Using the material below, work out how many lines contain the word "this". Reply with the number and nothing more.

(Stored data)
- - -
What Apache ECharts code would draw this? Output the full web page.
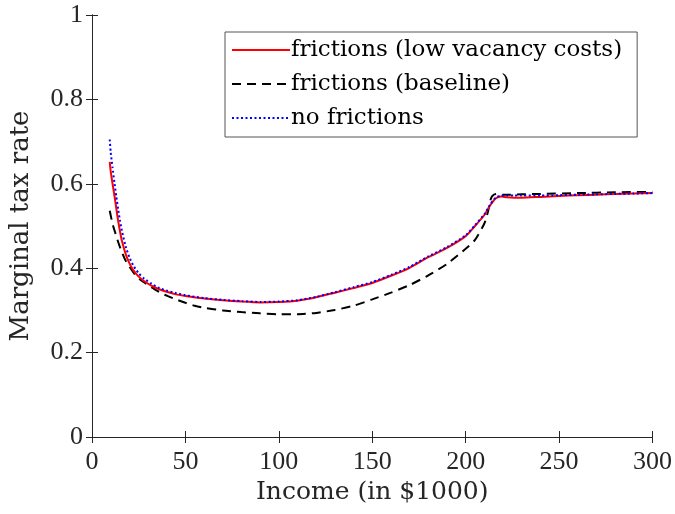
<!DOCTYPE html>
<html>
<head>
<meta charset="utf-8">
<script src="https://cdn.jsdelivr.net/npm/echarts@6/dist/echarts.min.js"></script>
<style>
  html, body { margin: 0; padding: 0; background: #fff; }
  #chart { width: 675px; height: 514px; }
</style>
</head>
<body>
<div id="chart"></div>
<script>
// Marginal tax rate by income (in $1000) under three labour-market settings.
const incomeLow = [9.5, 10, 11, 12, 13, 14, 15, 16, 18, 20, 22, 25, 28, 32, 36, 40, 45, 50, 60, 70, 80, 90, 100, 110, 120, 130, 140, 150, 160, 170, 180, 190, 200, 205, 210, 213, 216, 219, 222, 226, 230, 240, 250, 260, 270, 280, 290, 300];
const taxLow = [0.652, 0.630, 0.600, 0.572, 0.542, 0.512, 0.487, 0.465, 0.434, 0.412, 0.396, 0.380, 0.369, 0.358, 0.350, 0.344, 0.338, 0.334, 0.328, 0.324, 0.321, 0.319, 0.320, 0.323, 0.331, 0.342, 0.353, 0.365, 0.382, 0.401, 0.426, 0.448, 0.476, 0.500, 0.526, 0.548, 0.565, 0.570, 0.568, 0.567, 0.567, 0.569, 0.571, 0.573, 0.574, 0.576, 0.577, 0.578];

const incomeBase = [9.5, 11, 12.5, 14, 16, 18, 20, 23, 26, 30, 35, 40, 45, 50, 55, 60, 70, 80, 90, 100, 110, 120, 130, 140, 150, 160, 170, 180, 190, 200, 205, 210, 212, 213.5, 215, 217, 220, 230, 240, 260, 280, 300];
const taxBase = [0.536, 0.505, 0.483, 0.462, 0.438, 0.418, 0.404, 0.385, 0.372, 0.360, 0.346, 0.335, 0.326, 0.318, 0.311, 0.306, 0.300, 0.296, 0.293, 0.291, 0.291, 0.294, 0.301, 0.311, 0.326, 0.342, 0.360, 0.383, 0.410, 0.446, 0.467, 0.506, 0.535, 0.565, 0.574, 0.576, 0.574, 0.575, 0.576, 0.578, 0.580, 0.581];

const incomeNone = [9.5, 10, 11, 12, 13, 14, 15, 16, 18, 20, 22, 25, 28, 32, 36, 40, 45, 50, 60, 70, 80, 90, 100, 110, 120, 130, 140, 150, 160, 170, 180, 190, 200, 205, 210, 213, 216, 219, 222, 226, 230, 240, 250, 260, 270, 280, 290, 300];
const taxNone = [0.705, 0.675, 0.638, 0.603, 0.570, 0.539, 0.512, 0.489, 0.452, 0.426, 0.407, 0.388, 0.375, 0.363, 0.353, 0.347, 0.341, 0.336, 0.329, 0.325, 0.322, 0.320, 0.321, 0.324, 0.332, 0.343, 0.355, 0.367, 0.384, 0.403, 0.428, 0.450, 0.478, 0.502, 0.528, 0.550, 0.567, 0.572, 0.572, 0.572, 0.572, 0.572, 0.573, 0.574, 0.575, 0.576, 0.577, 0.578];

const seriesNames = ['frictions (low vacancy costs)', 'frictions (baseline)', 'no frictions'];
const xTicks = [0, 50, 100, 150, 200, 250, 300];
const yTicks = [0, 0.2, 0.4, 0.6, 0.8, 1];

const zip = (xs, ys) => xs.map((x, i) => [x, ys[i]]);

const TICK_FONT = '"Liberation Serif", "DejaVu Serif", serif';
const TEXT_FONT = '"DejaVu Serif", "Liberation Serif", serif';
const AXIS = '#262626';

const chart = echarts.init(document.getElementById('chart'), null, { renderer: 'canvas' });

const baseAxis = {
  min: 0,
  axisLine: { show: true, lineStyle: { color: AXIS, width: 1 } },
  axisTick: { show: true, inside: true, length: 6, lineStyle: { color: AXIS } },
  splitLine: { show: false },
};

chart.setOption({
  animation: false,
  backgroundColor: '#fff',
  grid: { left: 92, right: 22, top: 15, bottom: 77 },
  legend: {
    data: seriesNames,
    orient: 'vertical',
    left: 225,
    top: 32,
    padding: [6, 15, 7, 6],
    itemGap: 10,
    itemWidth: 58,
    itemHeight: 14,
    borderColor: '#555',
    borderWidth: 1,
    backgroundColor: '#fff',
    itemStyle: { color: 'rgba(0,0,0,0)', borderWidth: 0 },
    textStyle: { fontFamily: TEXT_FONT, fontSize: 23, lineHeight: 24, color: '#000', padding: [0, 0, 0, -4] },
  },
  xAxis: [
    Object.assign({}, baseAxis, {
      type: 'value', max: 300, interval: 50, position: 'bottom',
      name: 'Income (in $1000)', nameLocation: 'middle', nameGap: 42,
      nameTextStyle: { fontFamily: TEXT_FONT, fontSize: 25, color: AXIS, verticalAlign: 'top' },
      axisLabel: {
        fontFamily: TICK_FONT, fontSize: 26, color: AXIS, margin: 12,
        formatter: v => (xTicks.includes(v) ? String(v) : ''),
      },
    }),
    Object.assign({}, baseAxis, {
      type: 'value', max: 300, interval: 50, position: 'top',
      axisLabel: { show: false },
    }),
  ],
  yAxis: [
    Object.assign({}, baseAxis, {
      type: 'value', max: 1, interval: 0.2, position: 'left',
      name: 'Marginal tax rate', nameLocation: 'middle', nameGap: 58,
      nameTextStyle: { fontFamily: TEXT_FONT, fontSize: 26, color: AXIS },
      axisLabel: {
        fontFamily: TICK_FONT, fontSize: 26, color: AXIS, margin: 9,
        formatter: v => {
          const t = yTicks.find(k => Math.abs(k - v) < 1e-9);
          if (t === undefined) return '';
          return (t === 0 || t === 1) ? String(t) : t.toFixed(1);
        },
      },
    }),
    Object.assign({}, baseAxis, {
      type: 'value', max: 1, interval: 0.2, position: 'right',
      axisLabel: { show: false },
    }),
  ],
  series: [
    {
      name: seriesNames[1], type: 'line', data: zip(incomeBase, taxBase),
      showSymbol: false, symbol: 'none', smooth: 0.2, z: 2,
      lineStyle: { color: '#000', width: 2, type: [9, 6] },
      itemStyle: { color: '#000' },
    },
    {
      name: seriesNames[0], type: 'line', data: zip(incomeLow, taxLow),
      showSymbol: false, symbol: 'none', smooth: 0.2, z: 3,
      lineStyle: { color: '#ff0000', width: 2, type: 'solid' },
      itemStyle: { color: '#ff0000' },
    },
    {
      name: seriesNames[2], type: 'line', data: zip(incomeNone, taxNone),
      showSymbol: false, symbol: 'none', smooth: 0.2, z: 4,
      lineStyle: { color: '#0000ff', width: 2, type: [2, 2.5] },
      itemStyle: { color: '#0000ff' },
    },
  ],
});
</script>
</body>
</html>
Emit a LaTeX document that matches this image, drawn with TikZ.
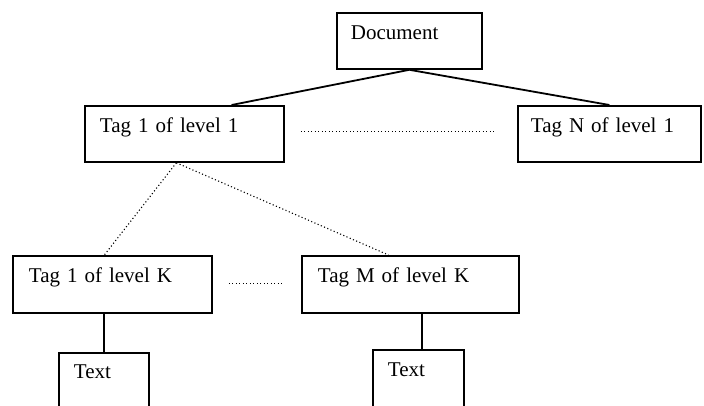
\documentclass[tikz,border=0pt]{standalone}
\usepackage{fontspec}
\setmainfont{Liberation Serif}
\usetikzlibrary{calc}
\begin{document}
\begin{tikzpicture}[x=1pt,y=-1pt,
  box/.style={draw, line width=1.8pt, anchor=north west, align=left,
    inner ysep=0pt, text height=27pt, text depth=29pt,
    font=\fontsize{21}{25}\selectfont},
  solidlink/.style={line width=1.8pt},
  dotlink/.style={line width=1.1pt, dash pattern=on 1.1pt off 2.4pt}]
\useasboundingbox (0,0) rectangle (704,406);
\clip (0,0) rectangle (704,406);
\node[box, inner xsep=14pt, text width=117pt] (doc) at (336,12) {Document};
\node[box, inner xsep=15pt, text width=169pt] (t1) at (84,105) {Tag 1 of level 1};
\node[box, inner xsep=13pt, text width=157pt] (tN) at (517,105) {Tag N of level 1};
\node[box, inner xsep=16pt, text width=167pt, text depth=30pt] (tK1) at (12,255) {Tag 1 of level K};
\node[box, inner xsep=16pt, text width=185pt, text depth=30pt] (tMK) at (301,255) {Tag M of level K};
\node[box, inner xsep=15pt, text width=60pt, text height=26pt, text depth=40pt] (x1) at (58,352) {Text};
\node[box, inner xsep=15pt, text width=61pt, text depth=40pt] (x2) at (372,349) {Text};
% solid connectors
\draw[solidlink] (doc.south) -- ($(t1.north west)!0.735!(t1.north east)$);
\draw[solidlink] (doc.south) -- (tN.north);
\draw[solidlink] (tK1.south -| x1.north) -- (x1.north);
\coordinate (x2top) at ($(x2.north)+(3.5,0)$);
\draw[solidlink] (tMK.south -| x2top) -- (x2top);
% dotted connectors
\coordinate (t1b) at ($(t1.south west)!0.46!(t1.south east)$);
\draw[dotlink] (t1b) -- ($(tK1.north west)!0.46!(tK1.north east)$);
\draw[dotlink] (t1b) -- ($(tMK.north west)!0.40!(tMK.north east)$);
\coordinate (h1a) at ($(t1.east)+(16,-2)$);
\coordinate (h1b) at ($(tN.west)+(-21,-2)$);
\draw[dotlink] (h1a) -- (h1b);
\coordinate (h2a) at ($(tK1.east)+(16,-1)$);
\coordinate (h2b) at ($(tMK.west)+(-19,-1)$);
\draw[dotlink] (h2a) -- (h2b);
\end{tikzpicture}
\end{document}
- - -
# [Solved exercise]
2